Upon visiting Jimmy at the juvenile detention center, the attorney’s hopes of getting a more complete story quickly evaporated. Although Jimmy was 14, he acted much younger. It took a long time for her to get Jimmy to say anything to her. He acted shy and scared, as though he saw her more as a school principal than as his attorney. After several visits, he finally began responding to her questions, but most of his answers consisted of shrugs, nods, and partial sentences.
Over the course of several interviews, his explanations of the evening came out in unrelated pieces that failed to produce a consistent picture. For example, he eventually told her he was with two other boys the night of the murder, but he said he didn’t know who they were, causing the lawyer to question whether Jimmy was fabricating or protecting the other boys. Further, it was impossible to understand, from Jimmy’s account, exactly when and where he was with the other boys. She soon found, however, that Jimmy described other events in this same manner, even those which he had no reason to avoid or conceal. The attorney hoped her line of defense never required Jimmy to testify; it would be a disaster.

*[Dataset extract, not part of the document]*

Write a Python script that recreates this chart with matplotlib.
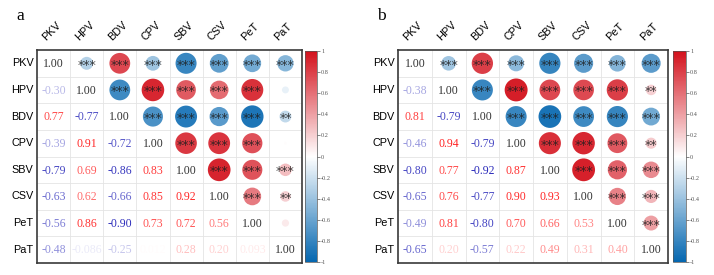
import numpy as np
import matplotlib
matplotlib.use('Agg')
import matplotlib.pyplot as plt
from matplotlib.colors import LinearSegmentedColormap, Normalize
import matplotlib.cm as cm

# variable names
names = ['PKV', 'HPV', 'BDV', 'CPV', 'SBV', 'CSV', 'PeT', 'PaT']

# lower triangle correlations, row by row (row i has i values)
lower_a = [[],
           [-0.30],
           [0.77, -0.77],
           [-0.39, 0.91, -0.72],
           [-0.79, 0.69, -0.86, 0.83],
           [-0.63, 0.62, -0.66, 0.85, 0.92],
           [-0.56, 0.86, -0.90, 0.73, 0.72, 0.56],
           [-0.48, -0.086, -0.25, 0.012, 0.28, 0.20, 0.093]]

lower_b = [[],
           [-0.38],
           [0.81, -0.79],
           [-0.46, 0.94, -0.79],
           [-0.80, 0.77, -0.92, 0.87],
           [-0.65, 0.76, -0.77, 0.90, 0.93],
           [-0.49, 0.81, -0.80, 0.70, 0.66, 0.53],
           [-0.65, 0.20, -0.57, 0.22, 0.49, 0.31, 0.40]]

# significance stars for the upper triangle, row by row (columns i+1..7)
stars_a = [[3, 3, 3, 3, 3, 3, 3],
           [3, 3, 3, 3, 3, 0],
           [3, 3, 3, 3, 2],
           [3, 3, 3, 0],
           [3, 3, 3],
           [3, 2],
           [0],
           []]

stars_b = [[3, 3, 3, 3, 3, 3, 3],
           [3, 3, 3, 3, 3, 2],
           [3, 3, 3, 3, 3],
           [3, 3, 3, 2],
           [3, 3, 3],
           [3, 3],
           [3],
           []]

cbar_ticks = [1, 0.8, 0.6, 0.4, 0.2, 0, -0.2, -0.4, -0.6, -0.8, -1]
cbar_labels = ['1', '0.8', '0.6', '0.4', '0.2', '0', '-0.2', '-0.4', '-0.6', '-0.8', '-1']

circ_cmap = LinearSegmentedColormap.from_list('circ', ['#0567b0', '#ffffff', '#d3111c'])
text_cmap = LinearSegmentedColormap.from_list('txt', ['#1818b4', '#ffffff', '#ff1414'])
norm = Normalize(-1, 1)


def full_matrix(lower):
    n = len(names)
    m = np.eye(n)
    for i in range(n):
        for j, v in enumerate(lower[i]):
            m[i, j] = v
            m[j, i] = v
    return m


def fmt(v):
    if abs(v) < 0.1:
        return '%.2g' % v
    return '%.2f' % v


def draw_panel(ax, cax, lower, stars, letter, fig):
    n = len(names)
    m = full_matrix(lower)
    ax.set_xlim(0, n)
    ax.set_ylim(n, 0)
    ax.set_xticks([])
    ax.set_yticks([])
    for s in ax.spines.values():
        s.set_linewidth(1.2)
        s.set_color('#3a3a3a')
    # grid
    for k in range(1, n):
        ax.axhline(k, color='#e4e4e4', lw=0.6, zorder=0)
        ax.axvline(k, color='#e4e4e4', lw=0.6, zorder=0)

    # upper triangle circles
    xs, ys, vs = [], [], []
    for i in range(n):
        for j in range(i + 1, n):
            xs.append(j + 0.5)
            ys.append(i + 0.5)
            vs.append(m[i, j])
    vs = np.array(vs)
    ax.scatter(xs, ys, s=290 * np.abs(vs), c=vs, cmap=circ_cmap, norm=norm,
               linewidths=0, zorder=2)
    for i in range(n):
        for k, st in enumerate(stars[i]):
            j = i + 1 + k
            if st > 0:
                ax.text(j + 0.5, i + 0.52, '*' * st, ha='center', va='center_baseline',
                        fontsize=9, color='#1e1e1e', alpha=0.85, zorder=3,
                        family='DejaVu Sans')

    # lower triangle numbers + diagonal
    for i in range(n):
        for j in range(i + 1):
            v = m[i, j]
            col = '#333333' if i == j else text_cmap(norm(v))
            ax.text(j + 0.5, i + 0.53, fmt(v), ha='center', va='center',
                    fontsize=8.5, color=col, family='Liberation Serif', zorder=3)

    # labels
    for k, nm in enumerate(names):
        ax.text(-0.1, k + 0.5, nm, ha='right', va='center', fontsize=7.8,
                family='Liberation Sans', clip_on=False)
        ax.text(k + 0.32, -0.28, nm, ha='left', va='bottom', fontsize=7.8,
                family='Liberation Sans', rotation=45, rotation_mode='anchor',
                clip_on=False)

    # colorbar
    sm = cm.ScalarMappable(norm=norm, cmap=circ_cmap)
    cb = fig.colorbar(sm, cax=cax, ticks=cbar_ticks)
    cb.set_ticklabels(cbar_labels)
    cb.outline.set_linewidth(0.5)
    cb.outline.set_edgecolor('#555555')
    cax.tick_params(labelsize=4.5, length=2, width=0.5, pad=1, colors='#555555')
    for t in cax.get_yticklabels():
        t.set_family('Liberation Serif')

    fig.text(ax.get_position().x0 - 0.024, 0.94, letter, fontsize=12.5,
             family='Liberation Serif', ha='center', va='center')


fig = plt.figure(figsize=(7.14, 2.75), dpi=100)
ax_a = fig.add_axes([37 / 714, 1 - 263 / 275, 265 / 714, 213 / 275])
cax_a = fig.add_axes([305 / 714, 1 - 262 / 275, 12 / 714, 211 / 275])
ax_b = fig.add_axes([398 / 714, 1 - 263 / 275, 270 / 714, 213 / 275])
cax_b = fig.add_axes([673 / 714, 1 - 262 / 275, 13 / 714, 211 / 275])

draw_panel(ax_a, cax_a, lower_a, stars_a, 'a', fig)
draw_panel(ax_b, cax_b, lower_b, stars_b, 'b', fig)

fig.savefig('out.png', dpi=100)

When it came time to decide whether to plead guilty, Jimmy grew increasingly apathetic, distant, and disinterested. Despite the attorney’s careful efforts to explain the potential consequences of a conviction, and Jimmy’s ability to seemingly understand, she began to doubt whether Jimmy had any real notion of a long-range future. As far as she could tell, he rarely thought beyond the Nintendo sessions that the detention center allowed him every afternoon. Her concern about his ability to comprehend the true details of his legal predicament increased when, contrary to her advice, Jimmy said he wanted to plead guilty.” (See: Juvenile competency to stand trial: Questions in an era of punitive reform, by Thomas Grisso)
Cases like Jimmy’s have to be closely looked at. For example, in Georgia, a twelve year old boy was charged with aggravated sodomy of two younger children. The defense attorney argued that the youth was diagnosed with mental retardation, and therefore could not give a consistent account of the event, and it impaired counsel from obtaining information critical to the boy’s defense. The judge denied the motion explaining that Georgia did not have laws protecting incompetent juveniles from being tried in delinquency proceedings.
Not only do courts recognize incomplete development and incompetence, but most states’ laws recognize lack of development. For example, the law does not believe that kids under the age of sixteen are capable of deciding about their medical treatments, entering binding contracts, or operating automobiles. How could the law then turn around and prosecute someone in this category?